Let’s examine the high quality arguments that only ideology can keep the justices from finding persuasive.

Here we have James Fallows citing an email from a Dutch reader with an elementary school understanding of American politics. That emailer worries that “Scalia’s ‘originalism’  is being demonstrated to be fundamentally hollow and partisan,” without giving any sense he even knows what originalism means. Fallows himself concludes “real-world circumstances have changed so dramatically in the past 230+ years that the practical-minded drafters of the Constitution would never have suggested that the details of their scheme should be applied, unaltered, in the 21st century.”
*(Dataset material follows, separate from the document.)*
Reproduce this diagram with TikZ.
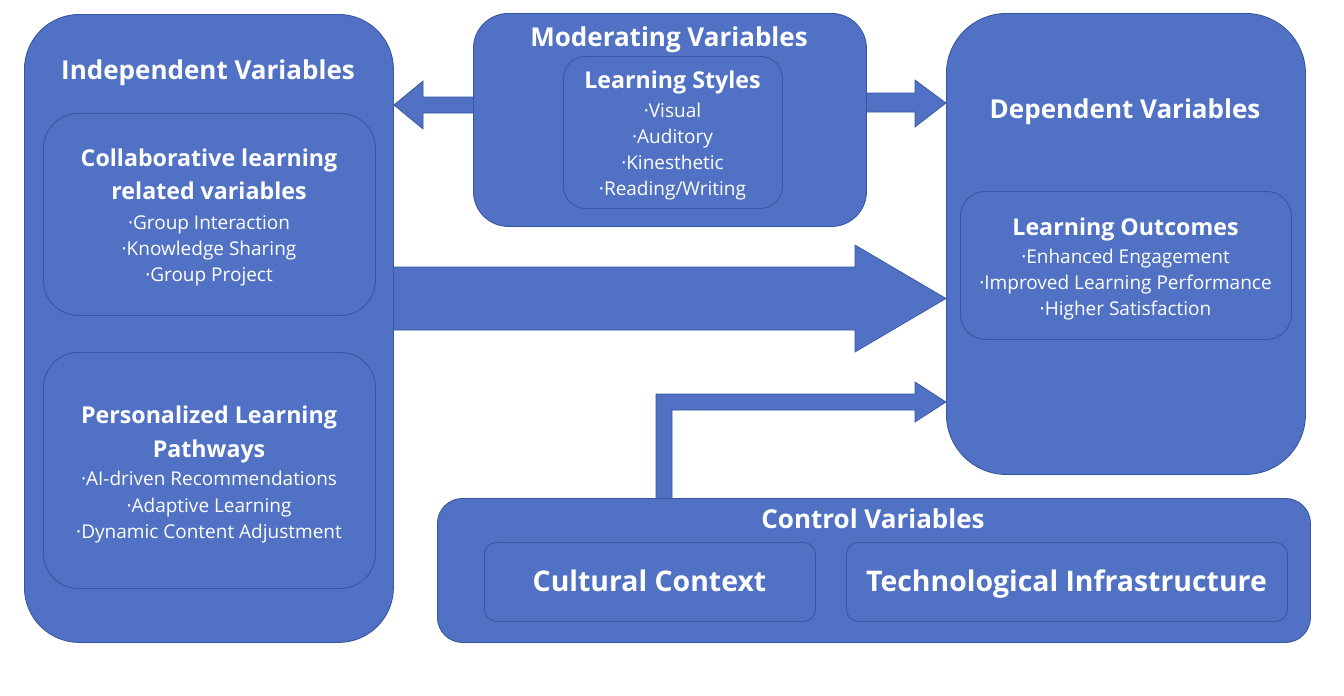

Of course, that’s not originalism either. What is at issue here is whether the American people, through the process of ratifying the Constitution and its amendments, every understood themselves to be giving the federal government the powers it is now asserting. That’s not the same as saying the air force is unconstitutional because the Founding Fathers didn’t have planes.
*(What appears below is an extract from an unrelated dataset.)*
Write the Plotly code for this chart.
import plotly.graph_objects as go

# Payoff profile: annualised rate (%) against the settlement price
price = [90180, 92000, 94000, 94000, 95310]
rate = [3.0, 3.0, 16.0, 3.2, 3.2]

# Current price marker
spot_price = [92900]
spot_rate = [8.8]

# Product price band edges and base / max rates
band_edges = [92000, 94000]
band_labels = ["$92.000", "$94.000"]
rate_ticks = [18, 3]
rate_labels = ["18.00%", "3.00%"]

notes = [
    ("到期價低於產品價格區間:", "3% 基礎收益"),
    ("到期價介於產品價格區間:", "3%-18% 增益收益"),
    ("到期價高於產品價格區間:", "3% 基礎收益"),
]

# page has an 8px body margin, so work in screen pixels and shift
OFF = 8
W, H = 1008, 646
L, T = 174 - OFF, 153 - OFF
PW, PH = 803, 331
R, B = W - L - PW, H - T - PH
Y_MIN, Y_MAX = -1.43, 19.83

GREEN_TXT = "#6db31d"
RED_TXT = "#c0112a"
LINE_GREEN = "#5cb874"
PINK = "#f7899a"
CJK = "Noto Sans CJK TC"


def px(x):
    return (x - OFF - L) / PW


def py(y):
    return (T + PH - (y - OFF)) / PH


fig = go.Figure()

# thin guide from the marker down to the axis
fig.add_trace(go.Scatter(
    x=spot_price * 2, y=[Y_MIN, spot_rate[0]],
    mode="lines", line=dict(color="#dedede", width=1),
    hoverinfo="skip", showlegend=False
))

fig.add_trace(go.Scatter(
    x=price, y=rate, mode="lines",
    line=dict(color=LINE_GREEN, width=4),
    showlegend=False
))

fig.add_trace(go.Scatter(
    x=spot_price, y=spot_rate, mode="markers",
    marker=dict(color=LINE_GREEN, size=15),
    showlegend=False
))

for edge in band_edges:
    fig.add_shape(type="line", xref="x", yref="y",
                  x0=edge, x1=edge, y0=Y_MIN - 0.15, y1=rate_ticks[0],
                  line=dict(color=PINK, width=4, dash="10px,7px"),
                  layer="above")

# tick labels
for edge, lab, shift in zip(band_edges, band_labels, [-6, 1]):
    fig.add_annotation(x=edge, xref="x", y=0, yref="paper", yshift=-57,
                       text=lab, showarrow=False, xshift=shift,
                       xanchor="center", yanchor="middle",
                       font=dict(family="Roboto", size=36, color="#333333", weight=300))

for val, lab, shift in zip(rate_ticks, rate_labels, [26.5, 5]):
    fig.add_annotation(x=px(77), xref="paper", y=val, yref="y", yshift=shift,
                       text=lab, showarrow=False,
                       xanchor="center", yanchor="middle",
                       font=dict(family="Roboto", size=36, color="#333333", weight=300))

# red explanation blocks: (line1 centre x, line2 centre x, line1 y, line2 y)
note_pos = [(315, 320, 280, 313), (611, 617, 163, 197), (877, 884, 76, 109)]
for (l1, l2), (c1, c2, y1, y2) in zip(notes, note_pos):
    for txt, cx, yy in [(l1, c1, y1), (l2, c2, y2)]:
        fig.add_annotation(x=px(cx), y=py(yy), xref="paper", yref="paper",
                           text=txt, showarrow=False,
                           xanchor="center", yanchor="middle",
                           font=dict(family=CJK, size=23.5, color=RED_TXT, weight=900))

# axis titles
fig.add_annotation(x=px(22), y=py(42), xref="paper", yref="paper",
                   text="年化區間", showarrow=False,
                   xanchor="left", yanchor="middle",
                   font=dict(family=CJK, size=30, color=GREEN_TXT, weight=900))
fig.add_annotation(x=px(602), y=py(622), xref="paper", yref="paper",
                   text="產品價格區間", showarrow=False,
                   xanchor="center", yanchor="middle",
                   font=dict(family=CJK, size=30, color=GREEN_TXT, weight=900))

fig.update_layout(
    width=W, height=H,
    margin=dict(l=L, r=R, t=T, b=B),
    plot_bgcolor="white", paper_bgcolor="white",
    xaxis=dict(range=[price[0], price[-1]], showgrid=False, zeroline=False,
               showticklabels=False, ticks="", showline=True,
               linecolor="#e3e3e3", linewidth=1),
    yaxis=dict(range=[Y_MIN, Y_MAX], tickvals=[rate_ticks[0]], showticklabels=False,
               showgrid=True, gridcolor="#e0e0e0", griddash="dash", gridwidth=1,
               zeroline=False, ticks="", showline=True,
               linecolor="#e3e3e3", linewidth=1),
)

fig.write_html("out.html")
This was sublime constitutional reasoning compared to this Slate piece invoking Dr. Seuss in defense of Obamacare:

It helps me to recall that even Dr. Seuss’ creatures were able to overcome their short-sightedness. One day, the Sneetches got “really quite smart” and recognized that belly star or not, “Sneetches are Sneetches.”  Were we to come to a similar conclusion, the Affordable Care Act would have nothing to fear.

If that helps you to recall, be my guest pal.

And for the win, we have the president asserting the following: “I’m confident that this will be upheld because it should be upheld.” That is, in essence, the constitutional argument here. The should be clause, the latest emanation or penumbra, joins the commerce clause (redefined as a power to regulate everything) and the necessary and proper clause (redefined as a mandate to pass any old law Congress wants) as a get-out-of-jail-free card for federal pols exercising unenumerated powers.